Padahal, Wahyu berpendapat, masih ada cara lain untuk memperbaiki kondisi ruang pesisir dan laut Surabaya Utara yang dapat dilakukan selain mengandalkan pembangunan fisik yang menghabiskan biaya besar. Seperti dengan melakukan upaya pemulihan untuk memperbaiki kualitas ekosistem tersebut yang masih tersedia, walaupun tidak dapat mengembalikan kondisi seperti sedia kala dan dalam prosesnya juga menghabiskan waktu cukup lama.

Lebih lanjut Wahyu mengatakan, upaya tersebut dapat menjadi solusi atas keberlanjutan bagi masyarakat pesisir dan nelayan, serta untuk menjawab berbagai tantangan soal isu lingkungan seperti krisis iklim global yang semakin parah dalam beberapa tahun terakhir.

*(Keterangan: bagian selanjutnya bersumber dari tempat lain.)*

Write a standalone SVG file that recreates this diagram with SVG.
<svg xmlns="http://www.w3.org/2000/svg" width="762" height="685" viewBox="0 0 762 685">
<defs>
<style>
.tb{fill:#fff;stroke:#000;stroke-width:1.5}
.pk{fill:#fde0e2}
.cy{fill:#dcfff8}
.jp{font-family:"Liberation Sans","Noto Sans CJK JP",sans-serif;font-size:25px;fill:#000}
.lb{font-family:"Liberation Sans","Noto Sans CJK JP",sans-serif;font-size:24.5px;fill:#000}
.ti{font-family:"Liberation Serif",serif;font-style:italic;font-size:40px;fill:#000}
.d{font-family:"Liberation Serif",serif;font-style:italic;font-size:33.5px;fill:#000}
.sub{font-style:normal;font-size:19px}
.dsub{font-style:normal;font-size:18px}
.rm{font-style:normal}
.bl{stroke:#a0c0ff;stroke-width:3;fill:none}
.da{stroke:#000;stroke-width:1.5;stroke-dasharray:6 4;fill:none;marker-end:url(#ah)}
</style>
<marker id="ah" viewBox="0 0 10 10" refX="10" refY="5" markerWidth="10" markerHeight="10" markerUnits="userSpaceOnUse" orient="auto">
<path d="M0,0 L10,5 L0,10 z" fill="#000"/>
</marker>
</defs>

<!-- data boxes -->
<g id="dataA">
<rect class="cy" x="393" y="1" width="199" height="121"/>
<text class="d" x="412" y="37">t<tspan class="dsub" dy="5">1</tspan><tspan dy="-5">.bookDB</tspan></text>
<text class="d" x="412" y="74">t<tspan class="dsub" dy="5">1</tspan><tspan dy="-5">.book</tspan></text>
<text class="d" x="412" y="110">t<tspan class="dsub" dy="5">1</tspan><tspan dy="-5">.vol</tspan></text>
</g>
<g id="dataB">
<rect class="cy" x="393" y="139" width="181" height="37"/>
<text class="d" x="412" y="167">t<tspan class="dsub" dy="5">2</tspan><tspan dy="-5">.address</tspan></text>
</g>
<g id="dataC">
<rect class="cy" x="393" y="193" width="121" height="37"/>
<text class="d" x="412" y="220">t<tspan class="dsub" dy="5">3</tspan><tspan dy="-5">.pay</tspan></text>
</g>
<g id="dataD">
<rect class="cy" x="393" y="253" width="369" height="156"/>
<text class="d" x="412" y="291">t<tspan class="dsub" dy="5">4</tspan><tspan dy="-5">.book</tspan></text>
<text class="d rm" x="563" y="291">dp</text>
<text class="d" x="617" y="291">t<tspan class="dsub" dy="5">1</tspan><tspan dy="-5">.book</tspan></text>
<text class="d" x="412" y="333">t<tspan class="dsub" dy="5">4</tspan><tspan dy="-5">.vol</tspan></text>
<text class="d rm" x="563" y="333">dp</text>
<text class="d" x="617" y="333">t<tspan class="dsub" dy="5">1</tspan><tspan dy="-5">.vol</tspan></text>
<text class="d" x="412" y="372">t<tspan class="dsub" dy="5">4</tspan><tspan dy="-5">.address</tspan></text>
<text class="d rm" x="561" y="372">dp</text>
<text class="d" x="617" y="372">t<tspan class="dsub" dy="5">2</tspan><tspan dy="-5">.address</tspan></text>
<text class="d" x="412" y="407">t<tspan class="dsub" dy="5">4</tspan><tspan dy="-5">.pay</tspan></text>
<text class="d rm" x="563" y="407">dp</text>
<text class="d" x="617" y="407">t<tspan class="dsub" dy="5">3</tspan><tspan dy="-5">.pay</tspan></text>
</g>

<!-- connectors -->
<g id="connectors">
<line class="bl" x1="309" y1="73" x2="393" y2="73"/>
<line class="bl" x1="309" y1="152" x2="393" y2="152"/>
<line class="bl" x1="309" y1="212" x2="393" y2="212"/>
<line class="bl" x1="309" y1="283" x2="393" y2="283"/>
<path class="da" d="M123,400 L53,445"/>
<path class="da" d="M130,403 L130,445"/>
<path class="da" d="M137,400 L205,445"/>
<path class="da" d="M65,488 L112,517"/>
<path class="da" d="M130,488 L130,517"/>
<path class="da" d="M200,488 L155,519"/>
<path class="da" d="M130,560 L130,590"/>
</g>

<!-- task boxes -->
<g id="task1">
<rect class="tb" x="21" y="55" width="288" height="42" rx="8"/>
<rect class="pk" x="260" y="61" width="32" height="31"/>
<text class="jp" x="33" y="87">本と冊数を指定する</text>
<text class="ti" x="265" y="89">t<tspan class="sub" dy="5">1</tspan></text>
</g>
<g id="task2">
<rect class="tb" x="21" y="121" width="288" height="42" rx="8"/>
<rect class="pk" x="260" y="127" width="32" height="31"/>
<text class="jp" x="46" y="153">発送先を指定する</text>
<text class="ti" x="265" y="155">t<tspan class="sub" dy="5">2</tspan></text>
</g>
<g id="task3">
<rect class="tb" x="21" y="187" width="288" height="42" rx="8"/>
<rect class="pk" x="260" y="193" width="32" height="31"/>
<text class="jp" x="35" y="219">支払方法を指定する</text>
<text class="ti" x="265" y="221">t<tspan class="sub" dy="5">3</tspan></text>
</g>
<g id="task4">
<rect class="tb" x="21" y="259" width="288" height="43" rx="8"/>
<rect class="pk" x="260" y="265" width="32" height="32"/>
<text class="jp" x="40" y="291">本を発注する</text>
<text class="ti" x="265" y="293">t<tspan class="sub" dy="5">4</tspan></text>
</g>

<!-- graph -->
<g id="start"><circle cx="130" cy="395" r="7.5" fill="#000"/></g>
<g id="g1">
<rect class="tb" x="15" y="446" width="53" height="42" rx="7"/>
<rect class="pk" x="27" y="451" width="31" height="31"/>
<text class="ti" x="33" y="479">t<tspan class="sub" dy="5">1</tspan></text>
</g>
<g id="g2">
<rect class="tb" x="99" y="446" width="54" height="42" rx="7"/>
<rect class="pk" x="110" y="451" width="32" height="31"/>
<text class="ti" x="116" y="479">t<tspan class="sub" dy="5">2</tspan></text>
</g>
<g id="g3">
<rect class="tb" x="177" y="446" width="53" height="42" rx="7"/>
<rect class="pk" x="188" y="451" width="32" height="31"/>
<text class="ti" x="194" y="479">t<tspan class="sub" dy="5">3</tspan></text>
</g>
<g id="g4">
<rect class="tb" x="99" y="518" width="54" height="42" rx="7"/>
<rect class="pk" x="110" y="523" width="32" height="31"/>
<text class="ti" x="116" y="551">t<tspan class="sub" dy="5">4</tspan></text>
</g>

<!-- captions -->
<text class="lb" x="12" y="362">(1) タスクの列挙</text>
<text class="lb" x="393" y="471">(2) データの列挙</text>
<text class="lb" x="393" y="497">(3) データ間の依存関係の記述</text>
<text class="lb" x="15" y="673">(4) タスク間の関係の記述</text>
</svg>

Akan tetapi, pemerintah di level pusat dan di level daerah seakan menutup mata atas kondisi pesisir dan laut.

"Dari segi regulasi juga dengan mudah diutak-atik dan diterbitkan oleh pemerintah, selain itu tidak ada keterbukaan atas informasi atau melibatkan masyarakat secara utuh menyangkut proyek reklamasi," ucapnya.

Tidak hanya itu, sambung Wahyu, untuk memenuhi hasrat dalam penguasaan ruang di wilayah pesisir Surabaya Utara juga ada glorifikasi secara berlebihan soal proyek reklamasi di media sosial yang diklaim meningkatkan ekonomi nelayan. Padahal proyek tersebut justru akan berpotensi mempertebal kesenjangan sosial antara Surabaya dan daerah-daerah lain di Jawa Timur, serta mencederai nelayan lokal yang saat ini tidak berkutik oleh wacana reklamasi.

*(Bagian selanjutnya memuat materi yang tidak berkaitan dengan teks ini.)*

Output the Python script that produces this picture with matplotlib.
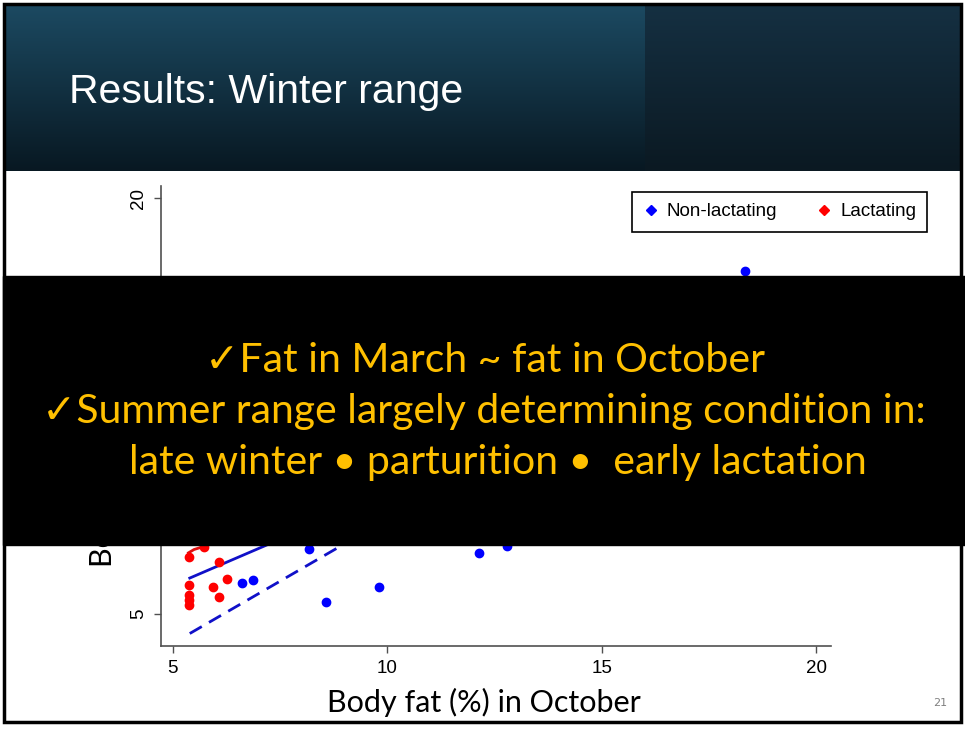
import numpy as np
import matplotlib.pyplot as plt
from matplotlib.lines import Line2D
from matplotlib.patches import Rectangle

# body fat (%): October (x) vs March (y)
nonlact_oct = [6.61, 6.87, 8.17, 8.57, 9.80, 12.13, 12.80, 18.33]
nonlact_mar = [6.14, 6.24, 7.35, 5.43, 5.97, 7.21, 7.45, 17.38]
lact_oct = [5.38, 5.73, 6.08, 5.38, 5.38, 5.38, 5.38, 5.94, 6.08, 6.26]
lact_mar = [7.07, 7.41, 6.87, 6.05, 5.69, 5.51, 5.32, 5.99, 5.62, 6.26]

# fitted lines (only the ends below the overlay are visible)
fit_solid_x = [5.40, 18.33]
fit_solid_y = [6.30, 14.90]
fit_dash_x = [5.40, 18.33]
fit_dash_y = [4.30, 15.90]
lact_fit_x = [5.37, 5.50, 5.71, 6.30]
lact_fit_y = [7.21, 7.33, 7.43, 8.20]

x_ticks = [5, 10, 15, 20]
y_ticks = [5, 10, 15, 20]

box_lines = ["\u2713Fat in March ~ fat in October",
             "\u2713Summer range largely determining condition in:",
             "late winter \u2022 parturition \u2022  early lactation"]

W, H = 965, 729
fig = plt.figure(figsize=(W / 100, H / 100), dpi=100)
fig.patch.set_facecolor("white")

# ---- scatter chart
ax = fig.add_axes([161 / W, (H - 646) / H, 670 / W, 460 / H])
ax.plot(fit_dash_x, fit_dash_y, color="#1010c8", lw=2, dashes=(5, 3))
ax.plot(fit_solid_x, fit_solid_y, color="#1010c8", lw=2)
ax.plot(lact_fit_x, lact_fit_y, color="#e01010", lw=2)
ax.scatter(nonlact_oct, nonlact_mar, s=36, color="#0000ff", zorder=3)
ax.scatter(lact_oct, lact_mar, s=36, color="#ff0000", zorder=3)

ax.set_xlim(4.73, 20.34)
ax.set_ylim(3.85, 20.44)
ax.set_xticks(x_ticks)
ax.set_yticks(y_ticks)
for s in ["top", "right"]:
    ax.spines[s].set_visible(False)
for s in ["left", "bottom"]:
    ax.spines[s].set_color("#505050")
    ax.spines[s].set_linewidth(1.2)
ax.tick_params(length=5, width=1, color="#505050", labelsize=13.5,
               labelfontfamily="Liberation Sans")
ax.tick_params(axis="x", pad=5)
ax.tick_params(axis="y", pad=5, labelrotation=90)
for lab in ax.get_yticklabels():
    lab.set_va("center")

ax.set_xlabel("Body fat (%) in October", fontsize=22, family=["Lato", "DejaVu Sans"])
ax.xaxis.set_label_coords((483.5 - 161) / 670, -(702 - 646) / 460)
ax.xaxis.label.set_va("center")
ax.set_ylabel("Body fat (%) in March", fontsize=22, family=["Lato", "DejaVu Sans"])
ax.yaxis.set_label_coords(-(161 - 102) / 670, (646 - 567) / 460)
ax.yaxis.label.set_rotation_mode("anchor")
ax.yaxis.label.set_ha("left")
ax.yaxis.label.set_va("center")

handles = [Line2D([], [], ls="", marker="D", ms=5, color="#0000ff"),
           Line2D([], [], ls="", marker="D", ms=5, color="#ff0000")]
leg = ax.legend(handles, ["Non-lactating", "Lactating"], ncol=2,
                loc="upper left", bbox_to_anchor=((632 - 161) / 670, (646 - 192) / 460),
                prop={"family": ["Liberation Sans", "DejaVu Sans"], "size": 13.5},
                fancybox=False, edgecolor="black", framealpha=1,
                handlelength=0.8, handletextpad=0.45, columnspacing=2.1,
                borderpad=0.6, borderaxespad=0)
leg.get_frame().set_linewidth(1.2)

# ---- slide decorations on top
top = fig.add_axes([0, 0, 1, 1], zorder=5)
top.set_xlim(0, W)
top.set_ylim(H, 0)
top.axis("off")
top.patch.set_visible(False)

g = np.linspace(0, 1, 200)[:, None]
left_c = np.array([0x1c, 0x4a, 0x62]) / 255 * (1 - g) + np.array([0x08, 0x18, 0x22]) / 255 * g
right_c = np.array([0x15, 0x30, 0x42]) / 255 * (1 - g) + np.array([0x0b, 0x19, 0x22]) / 255 * g
top.imshow(left_c[:, None, :].repeat(2, axis=1), extent=(4, 645, 171, 4), aspect="auto")
top.imshow(right_c[:, None, :].repeat(2, axis=1), extent=(645, 961, 171, 4), aspect="auto")
top.set_xlim(0, W)
top.set_ylim(H, 0)
top.text(69, 103, "Results: Winter range", color="white", fontsize=29.5,
         family=["Liberation Sans", "DejaVu Sans"], va="baseline")

top.add_patch(Rectangle((3, 276), W - 3, 269, color="black"))
for txt, cx, by in zip(box_lines, [485, 484, 497.5], [372, 423, 474]):
    top.text(cx, by, txt, color="#ffc000", fontsize=29.5, ha="center", va="baseline",
             family=["Lato", "DejaVu Sans"])

top.text(940, 703, "21", color="#808080", fontsize=8, ha="center", va="center")
top.add_patch(Rectangle((4, 4), 957, 718, fill=False, edgecolor="black", lw=2.5))

fig.savefig("out.png", dpi=100)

Wahyu menambahkan, penetapan proyek tersebut juga dinilai cacat regulasi oleh sebagian pakar karena melanggar peraturan-peraturan sebelumnya,  seperti Peraturan Daerah (Perda) Provinsi Jawa Timur Nomor 10 Tahun 2024 tentang Rencana Tata Ruang (RTRW) Provinsi Jawa Timur Tahun 2023-2043, dan Perda Kota Surabaya Nomor 12 Tahun 2014 tentang RTRW Kota Surabaya Tahun 2014-2034.